Age-related macular degeneration (AMD) is a common eye condition that affects central vision. The people who are at risk of developing this condition are usually people who are in their 50s and 60s. The three recent studies suggested that taking aspirin regularly increases the risk for developing “wet” AMD. The news scared people who are taking aspirin for health reasons. Wet AMD is an eye disease that is commonly associated with sudden vision loss.
In Australia, a recent study reported that people who took aspirin once a week were twice as likely to develop wet AMD as those who do not take it. The results were similar to the study conducted in the US in December 2012. The statistics may sound scary. However, these alarming numbers do not tell the whole story.
First, the real increase in risk is small, just around 1% in these studies when comparing aspirin users to nonusers. Second, all three studies relied on participants’ self-reports of aspirin use. This form of study cannot establish clear cause-and-effect relationships. Third, experts who specialize in AMD agree that it’s important for people who have been told to take aspirin by their doctors to continue doing so.
Should I Stop Taking Aspirin Because of the Increased Risk of AMD?
Expert physicians who specialize in AMD advised people to take aspirin only as their doctors prescribed. The recent study should not affect their normal intake of aspirin as prescribed since aspirin is given to lower the risk of heart attack and clot-related strokes. The benefits of taking aspirin outweigh the potential risks for AMD. If people take aspirin for pain control reasons, consider taking other options mostly if you have a family history of AMD or other risk factors. Experts mentioned that weighing the risk of patients and the benefits will be helpful.

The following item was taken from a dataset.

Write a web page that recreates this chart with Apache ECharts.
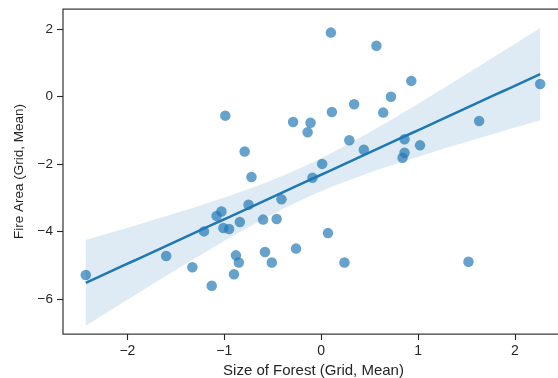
<!DOCTYPE html>
<html>
<head>
<meta charset="utf-8">
<script src="https://cdn.jsdelivr.net/npm/echarts@6/dist/echarts.min.js"></script>
<style>
  html, body { margin: 0; padding: 0; background: #fff; }
  #chart { width: 558px; height: 378px; }
</style>
</head>
<body>
<div id="chart"></div>
<script>
// size of forest (x) and fire area (y), grid means
const forestSize = [
  0.10, 0.57, 0.93, 0.72, 0.34, 0.64, 0.11, 2.26, 1.63, -0.99,
  -0.29, -0.11, -0.14, 0.29, -0.79, 0.01, -0.72, -0.09, -0.41, -0.75,
  -1.03, -1.08, -1.01, -0.95, -0.84, -0.60, -0.46, -1.21, 0.07, -0.88,
  -0.85, -0.58, -0.26, -0.51, 0.24, -0.90, -1.13, -2.43, -1.60, -1.33,
  0.44, 0.86, 1.02, 0.86, 0.84, 1.52
];
const fireArea = [
  1.90, 1.51, 0.47, 0.00, -0.22, -0.47, -0.45, 0.38, -0.72, -0.56,
  -0.75, -0.77, -1.05, -1.29, -1.62, -1.99, -2.38, -2.40, -3.04, -3.20,
  -3.40, -3.53, -3.89, -3.92, -3.71, -3.64, -3.62, -3.99, -4.04, -4.70,
  -4.91, -4.60, -4.50, -4.91, -4.91, -5.26, -5.60, -5.28, -4.72, -5.05,
  -1.57, -1.26, -1.44, -1.66, -1.81, -4.89
];
const xTicks = [-2, -1, 0, 1, 2];
const yTicks = [-6, -4, -2, 0, 2];

// least squares fit with 95% confidence band
const n = forestSize.length;
const mx = forestSize.reduce((a, b) => a + b, 0) / n;
const my = fireArea.reduce((a, b) => a + b, 0) / n;
let sxx = 0, sxy = 0;
for (let i = 0; i < n; i++) {
  sxx += (forestSize[i] - mx) ** 2;
  sxy += (forestSize[i] - mx) * (fireArea[i] - my);
}
const slope = sxy / sxx;
const icpt = my - slope * mx;
let sse = 0;
for (let i = 0; i < n; i++) sse += (fireArea[i] - icpt - slope * forestSize[i]) ** 2;
const se = Math.sqrt(sse / (n - 2));
const tval = 2.015;

const xLo = Math.min(...forestSize), xHi = Math.max(...forestSize);
const fitX = [];
for (let k = 0; k <= 60; k++) fitX.push(xLo + (xHi - xLo) * k / 60);
const fitY = fitX.map(x => icpt + slope * x);
const halfW = fitX.map(x => tval * se * Math.sqrt(1 / n + (x - mx) ** 2 / sxx));

const points = forestSize.map((x, i) => [x, fireArea[i]]);
const line = fitX.map((x, i) => [x, fitY[i]]);

const minus = v => String(v).replace('-', '\u2212');
const ink = '#262626';

const chart = echarts.init(document.getElementById('chart'), null, { renderer: 'canvas' });
chart.setOption({
  animation: false,
  textStyle: { fontFamily: 'Liberation Sans, Arial, sans-serif' },
  grid: {
    left: 63, top: 9, width: 501, height: 325,
    outerBoundsMode: 'none', containLabel: false,
    show: true, borderColor: '#3a3a3a', borderWidth: 1.25, backgroundColor: '#fff'
  },
  xAxis: {
    type: 'value', min: -2.665, max: 2.506,
    name: 'Size of Forest (Grid, Mean)', nameLocation: 'middle', nameGap: 28,
    nameTextStyle: { color: ink, fontSize: 15 },
    axisLine: { show: false, onZero: false },
    axisTick: { show: true, length: 6, customValues: xTicks, lineStyle: { color: ink, width: 1.1 } },
    axisLabel: { customValues: xTicks, color: ink, fontSize: 14, margin: 10, formatter: minus },
    splitLine: { show: false }
  },
  yAxis: {
    type: 'value', min: -7.03, max: 2.60,
    name: 'Fire Area (Grid, Mean)', nameLocation: 'middle', nameGap: 36,
    nameTextStyle: { color: ink, fontSize: 13.5 },
    axisLine: { show: false, onZero: false },
    axisTick: { show: true, length: 6, customValues: yTicks, lineStyle: { color: ink, width: 1.1 } },
    axisLabel: { customValues: yTicks, color: ink, fontSize: 13.5, margin: 10, formatter: minus },
    splitLine: { show: false }
  },
  series: [
    {
      type: 'scatter',
      data: points,
      symbolSize: 10.5,
      itemStyle: { color: 'rgba(31,119,180,0.85)' },
      z: 2
    },
    {
      type: 'custom',
      data: [0],
      z: 3,
      renderItem: (params, api) => {
        const upper = fitX.map((x, i) => api.coord([x, fitY[i] + halfW[i]]));
        const lower = fitX.map((x, i) => api.coord([x, fitY[i] - halfW[i]])).reverse();
        return {
          type: 'polygon',
          shape: { points: upper.concat(lower) },
          style: { fill: 'rgba(31,119,180,0.15)' }
        };
      }
    },
    {
      type: 'line',
      data: line,
      showSymbol: false,
      lineStyle: { color: '#1f77b4', width: 2.5 },
      z: 4
    }
  ]
});
</script>
</body>
</html>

What Are the Ways to Prevent Developing AMD?
It is important to visit an ophthalmologist right away if you experience any symptoms of AMD. The earlier AMD is detected, the better chance that treatment will be effective. Make sure to have a regular schedule of eye exams. If you are over 65, consider testing for AMD as part of your routine vision exams.
You might also want to monitor your sight by using an Amsler grid which can help you to detect any vision changes. According to the Age-Related Eye Disease Study, taking supplements with antioxidants plus zinc may also help in lowering your risks of getting AMD.